The Blu-ray features an audio commentary track with director Paul Feig, co-writer Annie Mumolo, and actors Kristen Wiig, Maya Rudolph, Melissa McCarthy, Wendi McLendon-Covey, and Ellie Kemper. This is a must-listen commentary, energetic and unruly with great stories, very, very funny anecdotes. The commentary is as funny if not funnier than the movie itself.
Special Features:
This Blu-ray is so chocked full of special features it took me forever to get through them, but they were so much fun it was worth every minute. The Bonus Materials are presented in Hi-Def (HD)) video quality with Dolby Digital 2.0 Stereo sound.
- Line-O-Rama (HD, 12 min) — Broken into two parts, this presents some of the funniest improvised lines from the movie.
- Cholodecki’s Commercial (HD, 1 min) —Cheesy amateur commercial advertising the jewelry store where Annie worked.
- Extended & Alternate Scenes (HD, 9 min) — Fifteen sequences. All of these were well worth watching. Plenty more of the creepy roommates.
- Gag Reels (HD, 4 min/HD, 6 min) — Not one, but two reels of bloopers and flubs.
- Deleted Scenes (HD, 8 min) — Seven deleted segments, and the best is a date with Paul Rudd (“Blind Date with Dave”, “Bonjour”, “Last Chance”, “Shrimp Fork,” “Different Friends,” “Shit Show” and “Big Things”).
- Made of Honor: Behind the Scenes of Bridesmaids (HD, 32 min) — Above-average EPK featurette. A great deal of focus on the depth of rehearsals and the rampant improv.
- Blind Date (HD, 2 min) —”Dave-O-Rama!” Paul Rudd yelling obscenities.
- Roommates (HD, 17 min) —More deleted & extended scenes with the creepy sibling roommates and a disturbing commercial for Oo-laka Juice.
- Cholodecki’s (HD, 21 min) — An even longer collection of deleted and alternate takes, including yet another TV commercial, featuring Annie’s jewelry store boss.

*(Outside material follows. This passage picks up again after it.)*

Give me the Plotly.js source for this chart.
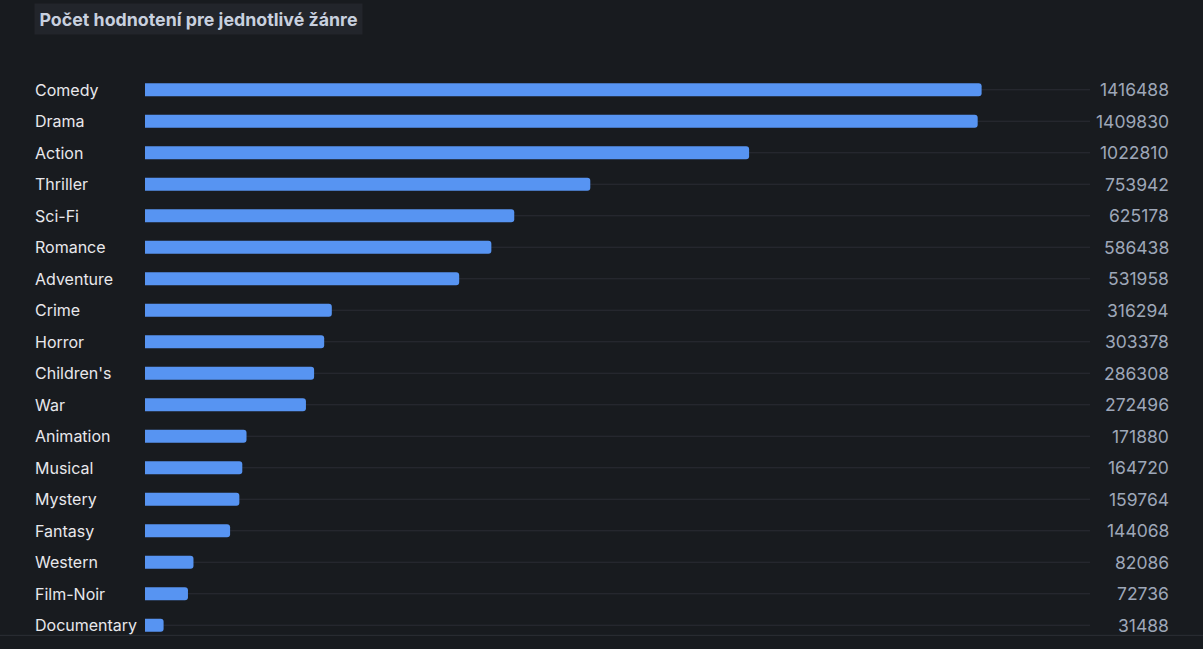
<!DOCTYPE html>
<html>
<head>
<meta charset="utf-8">
<script src="https://cdn.plot.ly/plotly-3.0.1.min.js"></script>
<style>
html,body{margin:0;padding:0;background:#181b1f;}
#chart{width:1203px;height:649px;}
</style>
</head>
<body>
<div id="chart"></div>
<script>
var genres = ["Comedy","Drama","Action","Thriller","Sci-Fi","Romance","Adventure","Crime","Horror","Children's","War","Animation","Musical","Mystery","Fantasy","Western","Film-Noir","Documentary"];
var ratings = [1416488,1409830,1022810,753942,625178,586438,531958,316294,303378,286308,272496,171880,164720,159764,144068,82086,72736,31488];
var titleText = "Počet hodnotení pre jednotlivé žánre";

var shapes = genres.map(function(g){
  return {type:'line', xref:'paper', yref:'y', x0:0, x1:1, y0:g, y1:g,
          line:{color:'#2a2d34', width:1}, layer:'below'};
});
shapes.push({type:'line', xref:'paper', yref:'paper', x0:-0.16, x1:1.15, y0:0.01, y1:0.01,
             line:{color:'#2c2f36', width:1}});

var annotations = [];
genres.forEach(function(g, i){
  annotations.push({xref:'paper', yref:'y', x:-0.1185, y:g, xanchor:'left', yanchor:'middle',
    text:g, showarrow:false, font:{family:'Inter, sans-serif', size:16, color:'#e8e8ec'}});
  annotations.push({xref:'paper', yref:'y', x:1.0855, y:g, xanchor:'right', yanchor:'middle',
    text:String(ratings[i]), showarrow:false, font:{family:'Inter, sans-serif', size:17.5, color:'#9ea7b8'}});
});
annotations.push({xref:'paper', yref:'paper', x:-0.1175, y:1.097, xanchor:'left', yanchor:'middle',
  text:'<b>'+titleText+'</b>', showarrow:false, bgcolor:'#22252b', borderpad:4.5,
  font:{family:'Inter, sans-serif', size:17.8, color:'#c8d0df'}});

var trace = {
  type:'bar', orientation:'h', x:ratings, y:genres,
  marker:{color:'#5794f2', cornerradius:3},
  hoverinfo:'x+y'
};

var layout = {
  width:1203, height:649,
  paper_bgcolor:'#181b1f', plot_bgcolor:'#181b1f',
  margin:{l:145, r:113, t:74, b:8},
  bargap:0.587,
  showlegend:false,
  xaxis:{range:[0,1600000], showgrid:false, zeroline:false, showticklabels:false, fixedrange:true},
  yaxis:{type:'category', autorange:'reversed', showgrid:false, zeroline:false, showticklabels:false, fixedrange:true},
  shapes:shapes,
  annotations:annotations
};

Plotly.newPlot('chart', [trace], layout, {displayModeBar:false, staticPlot:true});
</script>
</body>
</html>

- Drunk-O-Rama (HD, 4 min) — Alternate takes of Kristen Wiig drunk on the jet.
- Pep Talk (HD, 3 min) — Snarky improv on during the tennis match.
- Annie vs. Helen (HD, 7 min) — Highlighting the rivalry between them.
- Hold On (HD, 5 min) — An extended cut of the movie’s wedding sequence serving as a contemporary music video for Wilson Phillips.
Final Thoughts:
Bridesmaids ushers in a new era of comedy, proving once and for all that women could be funny, mass audiences would flock to movies with funny women and that gross-out R-rated comedies are not just a boy’s club domain. Hysterical, insightful, honest, and brilliant, Bridesmaids is easily the best comedy so far this year.
“You’re really doing it, aren’t ya? You’re shitting in the street!”